>> start Given data

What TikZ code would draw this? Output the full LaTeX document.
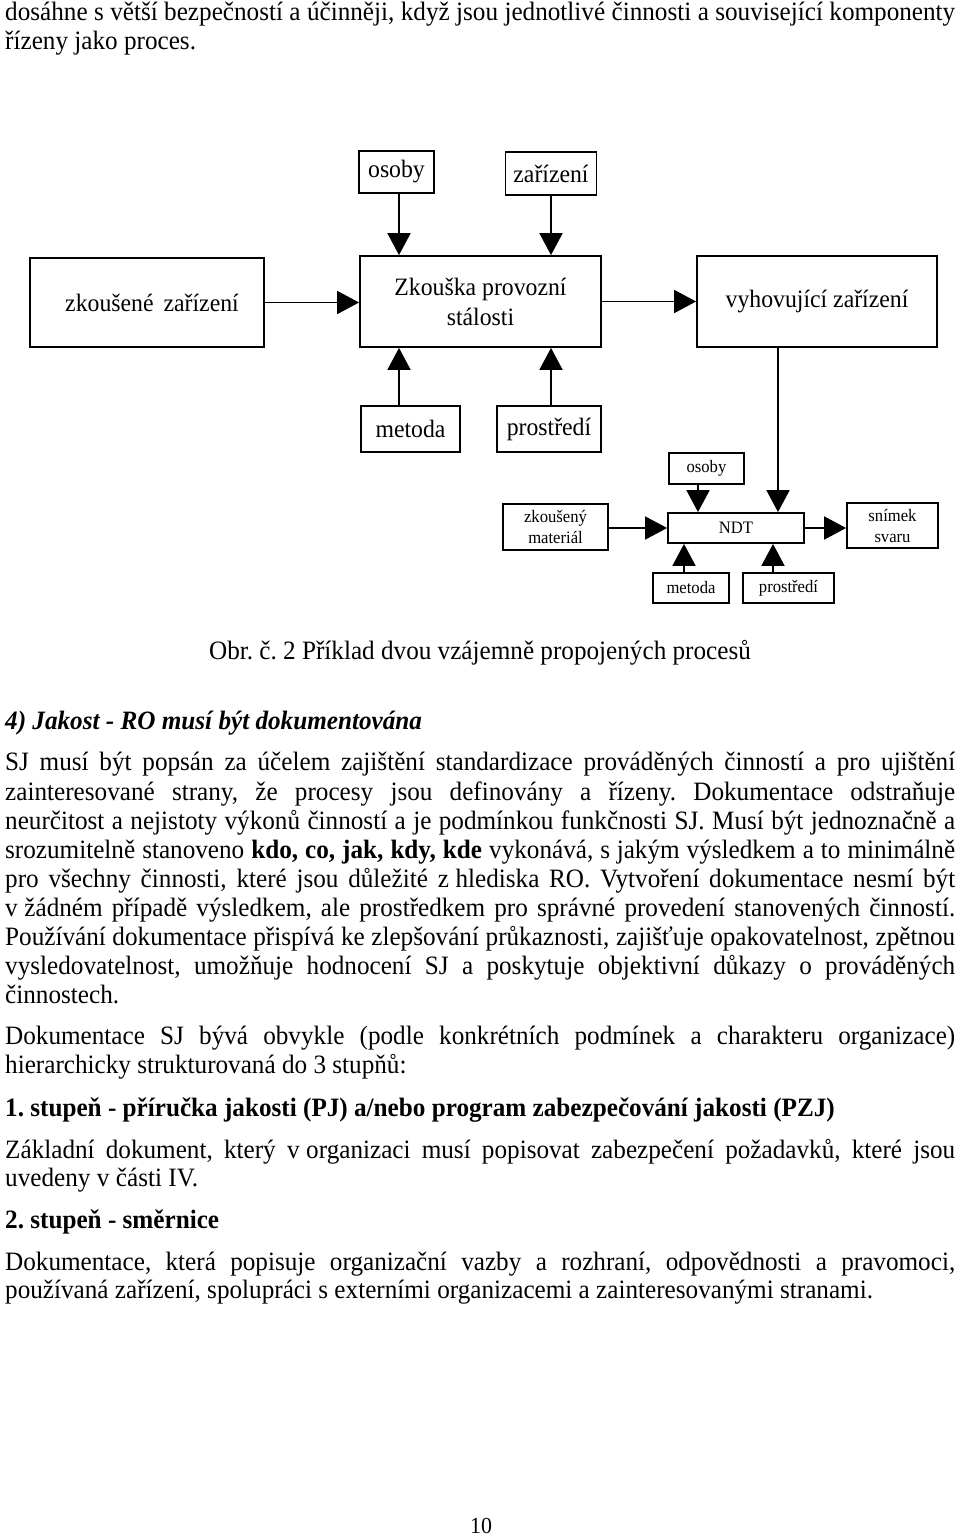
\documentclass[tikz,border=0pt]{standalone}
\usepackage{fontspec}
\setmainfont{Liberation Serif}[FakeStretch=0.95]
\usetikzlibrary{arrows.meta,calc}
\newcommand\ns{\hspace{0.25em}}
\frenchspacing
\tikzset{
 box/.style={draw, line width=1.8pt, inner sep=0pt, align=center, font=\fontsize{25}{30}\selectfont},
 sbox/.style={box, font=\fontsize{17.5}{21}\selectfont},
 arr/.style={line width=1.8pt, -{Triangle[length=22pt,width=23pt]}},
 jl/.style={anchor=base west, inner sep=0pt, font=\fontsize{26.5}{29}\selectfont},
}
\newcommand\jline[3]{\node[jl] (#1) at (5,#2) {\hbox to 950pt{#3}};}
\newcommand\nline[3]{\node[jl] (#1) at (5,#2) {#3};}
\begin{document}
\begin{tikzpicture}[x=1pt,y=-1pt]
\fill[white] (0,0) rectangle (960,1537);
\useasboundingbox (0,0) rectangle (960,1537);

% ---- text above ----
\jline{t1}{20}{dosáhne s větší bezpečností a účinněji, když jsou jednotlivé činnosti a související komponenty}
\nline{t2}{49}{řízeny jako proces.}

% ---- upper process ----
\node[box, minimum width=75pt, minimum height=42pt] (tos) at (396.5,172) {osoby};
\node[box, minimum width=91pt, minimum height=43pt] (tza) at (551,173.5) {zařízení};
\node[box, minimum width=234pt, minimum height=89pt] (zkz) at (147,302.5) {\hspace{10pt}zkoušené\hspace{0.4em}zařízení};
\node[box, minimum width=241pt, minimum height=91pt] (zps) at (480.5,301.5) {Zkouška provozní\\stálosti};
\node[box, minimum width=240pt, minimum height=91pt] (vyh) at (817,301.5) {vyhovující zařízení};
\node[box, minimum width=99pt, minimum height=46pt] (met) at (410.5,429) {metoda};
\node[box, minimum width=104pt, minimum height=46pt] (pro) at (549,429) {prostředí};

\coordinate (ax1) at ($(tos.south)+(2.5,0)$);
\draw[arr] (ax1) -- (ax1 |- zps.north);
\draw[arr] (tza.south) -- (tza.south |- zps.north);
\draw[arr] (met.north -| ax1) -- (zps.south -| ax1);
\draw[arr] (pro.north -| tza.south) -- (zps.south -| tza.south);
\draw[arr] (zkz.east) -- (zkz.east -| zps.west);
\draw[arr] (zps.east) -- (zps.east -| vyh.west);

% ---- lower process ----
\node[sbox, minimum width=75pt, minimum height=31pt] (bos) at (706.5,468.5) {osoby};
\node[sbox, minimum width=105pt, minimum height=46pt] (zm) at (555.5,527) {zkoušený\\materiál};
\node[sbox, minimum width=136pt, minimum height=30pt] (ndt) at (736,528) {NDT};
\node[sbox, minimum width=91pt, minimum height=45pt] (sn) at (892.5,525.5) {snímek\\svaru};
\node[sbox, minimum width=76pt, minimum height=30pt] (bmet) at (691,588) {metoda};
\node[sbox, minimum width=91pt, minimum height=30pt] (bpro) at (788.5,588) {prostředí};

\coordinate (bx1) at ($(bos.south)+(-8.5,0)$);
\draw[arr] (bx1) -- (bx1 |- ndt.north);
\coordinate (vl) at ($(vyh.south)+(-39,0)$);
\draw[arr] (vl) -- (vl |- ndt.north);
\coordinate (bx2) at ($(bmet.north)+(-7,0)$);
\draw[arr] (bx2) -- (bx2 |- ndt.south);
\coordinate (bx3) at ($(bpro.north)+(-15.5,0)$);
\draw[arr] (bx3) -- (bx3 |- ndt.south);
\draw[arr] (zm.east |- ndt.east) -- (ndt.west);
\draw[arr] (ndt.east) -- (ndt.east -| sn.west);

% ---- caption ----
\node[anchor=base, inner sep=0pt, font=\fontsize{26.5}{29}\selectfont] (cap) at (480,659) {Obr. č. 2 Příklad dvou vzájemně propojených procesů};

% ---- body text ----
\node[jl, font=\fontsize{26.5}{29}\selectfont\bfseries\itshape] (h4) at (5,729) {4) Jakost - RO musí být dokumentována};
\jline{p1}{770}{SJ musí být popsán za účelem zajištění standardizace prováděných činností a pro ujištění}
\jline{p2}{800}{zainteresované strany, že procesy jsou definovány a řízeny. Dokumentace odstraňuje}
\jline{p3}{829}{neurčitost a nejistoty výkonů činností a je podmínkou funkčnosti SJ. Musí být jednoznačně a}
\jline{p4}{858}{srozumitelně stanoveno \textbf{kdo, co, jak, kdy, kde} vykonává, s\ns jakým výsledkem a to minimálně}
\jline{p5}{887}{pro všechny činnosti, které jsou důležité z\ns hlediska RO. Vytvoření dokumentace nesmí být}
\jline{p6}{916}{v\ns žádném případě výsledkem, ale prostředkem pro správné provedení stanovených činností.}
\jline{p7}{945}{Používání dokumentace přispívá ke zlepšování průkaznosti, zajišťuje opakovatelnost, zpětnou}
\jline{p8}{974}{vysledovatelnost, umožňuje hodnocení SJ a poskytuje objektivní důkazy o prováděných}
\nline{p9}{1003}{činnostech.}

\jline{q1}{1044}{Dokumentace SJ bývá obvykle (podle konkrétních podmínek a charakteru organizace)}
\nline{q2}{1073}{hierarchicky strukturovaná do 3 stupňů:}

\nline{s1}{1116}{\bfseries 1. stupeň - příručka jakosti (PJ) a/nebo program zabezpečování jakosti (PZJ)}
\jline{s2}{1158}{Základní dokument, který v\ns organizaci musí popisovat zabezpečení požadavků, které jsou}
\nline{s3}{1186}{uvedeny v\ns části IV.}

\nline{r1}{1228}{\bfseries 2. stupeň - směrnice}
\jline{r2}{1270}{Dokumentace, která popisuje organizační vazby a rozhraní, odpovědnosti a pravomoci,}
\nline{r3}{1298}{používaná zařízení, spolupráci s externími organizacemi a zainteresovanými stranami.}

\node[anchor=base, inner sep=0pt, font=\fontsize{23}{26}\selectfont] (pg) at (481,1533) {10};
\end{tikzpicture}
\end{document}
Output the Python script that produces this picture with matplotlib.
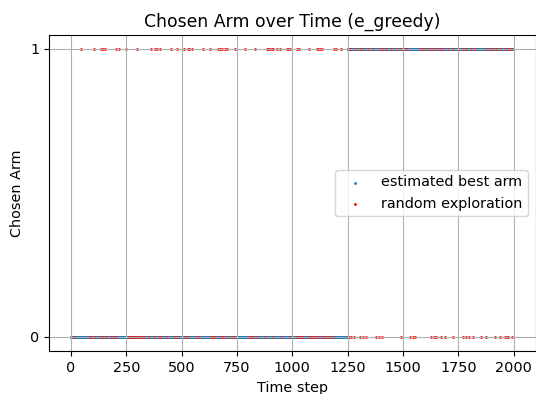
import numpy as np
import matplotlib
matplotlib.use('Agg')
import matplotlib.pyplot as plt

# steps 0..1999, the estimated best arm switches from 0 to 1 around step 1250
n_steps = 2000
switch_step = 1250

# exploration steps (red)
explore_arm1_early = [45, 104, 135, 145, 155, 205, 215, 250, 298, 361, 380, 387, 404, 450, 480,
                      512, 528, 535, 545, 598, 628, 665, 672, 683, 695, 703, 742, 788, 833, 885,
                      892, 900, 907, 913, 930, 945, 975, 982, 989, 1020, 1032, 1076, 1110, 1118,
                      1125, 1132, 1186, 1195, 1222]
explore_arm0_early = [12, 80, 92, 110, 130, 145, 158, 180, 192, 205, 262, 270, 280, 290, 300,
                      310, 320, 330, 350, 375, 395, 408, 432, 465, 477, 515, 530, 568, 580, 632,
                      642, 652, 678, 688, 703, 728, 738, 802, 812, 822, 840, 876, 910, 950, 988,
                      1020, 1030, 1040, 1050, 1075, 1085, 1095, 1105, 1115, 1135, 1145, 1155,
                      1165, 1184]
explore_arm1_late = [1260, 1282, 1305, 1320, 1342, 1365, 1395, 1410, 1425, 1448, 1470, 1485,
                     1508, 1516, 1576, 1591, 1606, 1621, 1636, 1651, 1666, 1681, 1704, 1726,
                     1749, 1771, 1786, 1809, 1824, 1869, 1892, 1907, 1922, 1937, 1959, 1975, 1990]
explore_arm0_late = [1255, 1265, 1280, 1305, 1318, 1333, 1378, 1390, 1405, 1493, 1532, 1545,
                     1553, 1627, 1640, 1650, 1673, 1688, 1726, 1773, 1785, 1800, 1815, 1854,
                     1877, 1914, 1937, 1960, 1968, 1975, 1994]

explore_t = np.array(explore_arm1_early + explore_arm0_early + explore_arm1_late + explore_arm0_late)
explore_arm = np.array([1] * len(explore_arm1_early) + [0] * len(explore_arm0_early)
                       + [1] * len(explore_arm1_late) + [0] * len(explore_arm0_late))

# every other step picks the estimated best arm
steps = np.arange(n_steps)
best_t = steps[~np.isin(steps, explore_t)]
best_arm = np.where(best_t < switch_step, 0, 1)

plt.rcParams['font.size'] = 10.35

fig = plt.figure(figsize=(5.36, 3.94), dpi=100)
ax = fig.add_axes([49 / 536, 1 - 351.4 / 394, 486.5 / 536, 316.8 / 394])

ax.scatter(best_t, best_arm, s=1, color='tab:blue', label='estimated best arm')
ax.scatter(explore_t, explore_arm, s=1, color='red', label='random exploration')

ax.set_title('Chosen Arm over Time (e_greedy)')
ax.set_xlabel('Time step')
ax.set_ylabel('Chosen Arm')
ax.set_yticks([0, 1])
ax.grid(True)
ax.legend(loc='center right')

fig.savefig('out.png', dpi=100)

>> end Given data

From the listing above, restate verbatim the lines running from the one with "Output the Python" through the one with "switch_step = 1250", inclusive, but not the pictures.

◆ **Exercise output**:
Output the Python script that produces this picture with matplotlib.
import numpy as np
import matplotlib
matplotlib.use('Agg')
import matplotlib.pyplot as plt

# steps 0..1999, the estimated best arm switches from 0 to 1 around step 1250
n_steps = 2000
switch_step = 1250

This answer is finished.